Recorded information
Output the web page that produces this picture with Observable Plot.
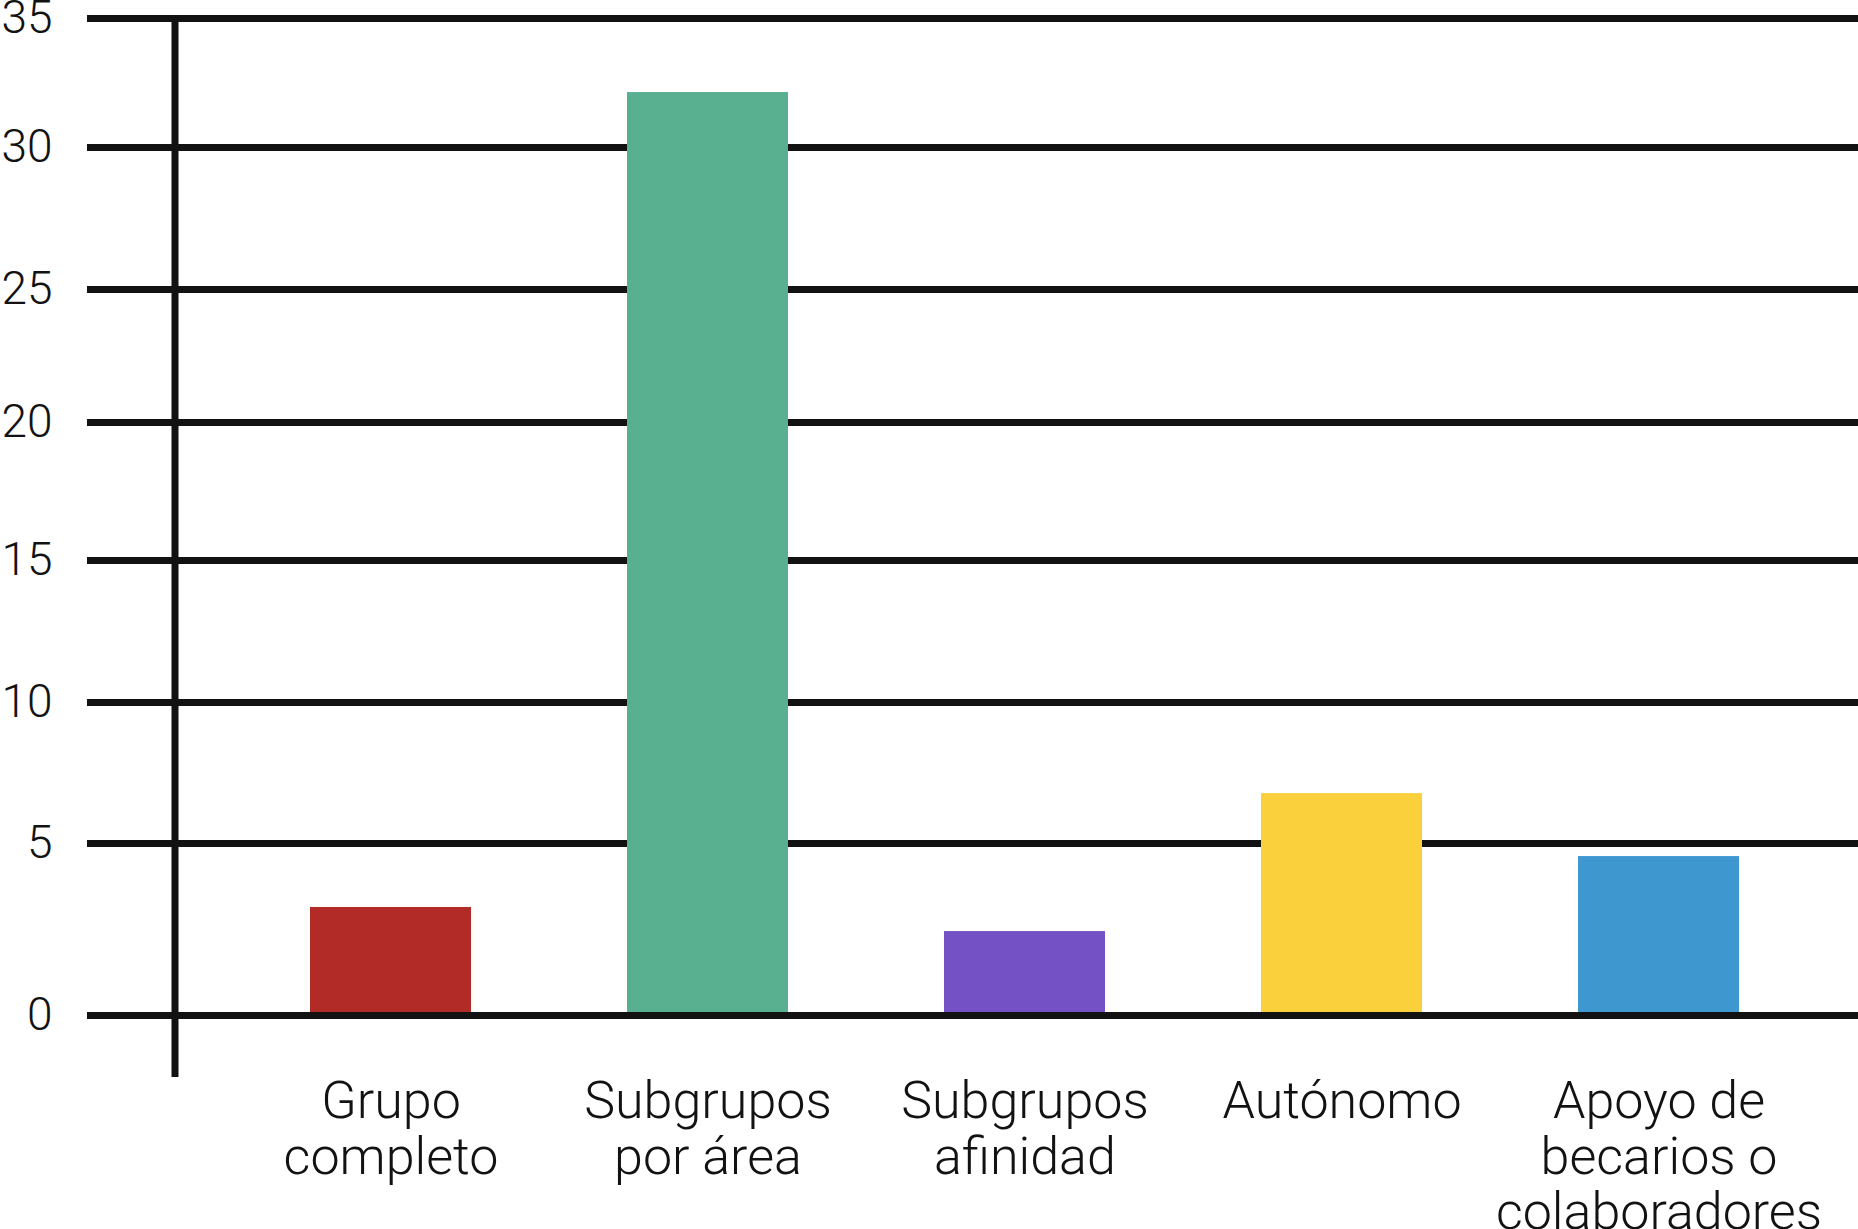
<!DOCTYPE html>
<html>
<head>
<meta charset="utf-8">
<script src="https://cdn.jsdelivr.net/npm/d3@7"></script>
<script src="https://cdn.jsdelivr.net/npm/@observablehq/plot@0.6"></script>
<style>
  html, body { margin: 0; padding: 0; background: #fff; }
  svg { display: block; }
</style>
</head>
<body>
<div id="chart"></div>
<script>
// Data
const categories = ["Grupo completo", "Subgrupos por área", "Subgrupos afinidad", "Autónomo", "Apoyo de becarios o colaboradores"];
const values = [3.14, 32.13, 2.44, 6.77, 4.62];
const colors = ["#B22B27", "#58B091", "#7452C6", "#FAD13C", "#3E97CF"];
const xTickLabels = ["Grupo\ncompleto", "Subgrupos\npor área", "Subgrupos\nafinidad", "Autónomo", "Apoyo de\nbecarios o\ncolaboradores"];
const yTicks = [0, 5, 10, 15, 20, 25, 30, 35];

// The reference's gridlines are unevenly spaced: piecewise y range (pixels)
const yRangePx = [1015, 843, 702, 560, 422, 289, 147, 18];

const data = categories.map((c, i) => ({category: c, value: values[i], color: colors[i]}));
const labelOf = new Map(categories.map((c, i) => [c, xTickLabels[i]]));

const ink = "#121212";

const chart = Plot.plot({
  width: 1858,
  height: 1229,
  marginLeft: 87,
  marginRight: 0,
  marginTop: 18,
  marginBottom: 156,
  style: {fontFamily: "Roboto, 'Open Sans', sans-serif", color: ink, background: "#fff"},
  x: {
    domain: categories,
    paddingInner: 0.493,
    paddingOuter: 0.2465,
    insetLeft: 144.5,
    insetRight: 40.5
  },
  y: {
    type: "linear",
    domain: yTicks,
    range: yRangePx
  },
  marks: [
    Plot.ruleY(yTicks.filter(d => d !== 0), {stroke: ink, strokeWidth: 7}),
    Plot.barY(data, {x: "category", y: "value", fill: "color"}),
    Plot.ruleY([0], {stroke: ink, strokeWidth: 7}),
    Plot.frame({anchor: "left", insetLeft: 87.5, stroke: ink, strokeWidth: 7}),
    Plot.axisY({
      ticks: yTicks,
      tickSize: 0,
      tickPadding: 35,
      fontSize: 46,
      fontWeight: 300,
      fill: ink,
      label: null
    }),
    Plot.axisX({
      tickSize: 0,
      tickPadding: 5,
      fontSize: 52,
      fontWeight: 300,
      lineHeight: 1.07,
      fill: ink,
      label: null,
      tickFormat: d => labelOf.get(d)
    })
  ]
});

document.getElementById("chart").appendChild(chart);
</script>
</body>
</html>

Your goal
Reproduce the material above in full, exactly, with no images.

Reply
Output the web page that produces this picture with Observable Plot.
<!DOCTYPE html>
<html>
<head>
<meta charset="utf-8">
<script src="https://cdn.jsdelivr.net/npm/d3@7"></script>
<script src="https://cdn.jsdelivr.net/npm/@observablehq/plot@0.6"></script>
<style>
  html, body { margin: 0; padding: 0; background: #fff; }
  svg { display: block; }
</style>
</head>
<body>
<div id="chart"></div>
<script>
// Data
const categories = ["Grupo completo", "Subgrupos por área", "Subgrupos afinidad", "Autónomo", "Apoyo de becarios o colaboradores"];
const values = [3.14, 32.13, 2.44, 6.77, 4.62];
const colors = ["#B22B27", "#58B091", "#7452C6", "#FAD13C", "#3E97CF"];
const xTickLabels = ["Grupo\ncompleto", "Subgrupos\npor área", "Subgrupos\nafinidad", "Autónomo", "Apoyo de\nbecarios o\ncolaboradores"];
const yTicks = [0, 5, 10, 15, 20, 25, 30, 35];

// The reference's gridlines are unevenly spaced: piecewise y range (pixels)
const yRangePx = [1015, 843, 702, 560, 422, 289, 147, 18];

const data = categories.map((c, i) => ({category: c, value: values[i], color: colors[i]}));
const labelOf = new Map(categories.map((c, i) => [c, xTickLabels[i]]));

const ink = "#121212";

const chart = Plot.plot({
  width: 1858,
  height: 1229,
  marginLeft: 87,
  marginRight: 0,
  marginTop: 18,
  marginBottom: 156,
  style: {fontFamily: "Roboto, 'Open Sans', sans-serif", color: ink, background: "#fff"},
  x: {
    domain: categories,
    paddingInner: 0.493,
    paddingOuter: 0.2465,
    insetLeft: 144.5,
    insetRight: 40.5
  },
  y: {
    type: "linear",
    domain: yTicks,
    range: yRangePx
  },
  marks: [
    Plot.ruleY(yTicks.filter(d => d !== 0), {stroke: ink, strokeWidth: 7}),
    Plot.barY(data, {x: "category", y: "value", fill: "color"}),
    Plot.ruleY([0], {stroke: ink, strokeWidth: 7}),
    Plot.frame({anchor: "left", insetLeft: 87.5, stroke: ink, strokeWidth: 7}),
    Plot.axisY({
      ticks: yTicks,
      tickSize: 0,
      tickPadding: 35,
      fontSize: 46,
      fontWeight: 300,
      fill: ink,
      label: null
    }),
    Plot.axisX({
      tickSize: 0,
      tickPadding: 5,
      fontSize: 52,
      fontWeight: 300,
      lineHeight: 1.07,
      fill: ink,
      label: null,
      tickFormat: d => labelOf.get(d)
    })
  ]
});

document.getElementById("chart").appendChild(chart);
</script>
</body>
</html>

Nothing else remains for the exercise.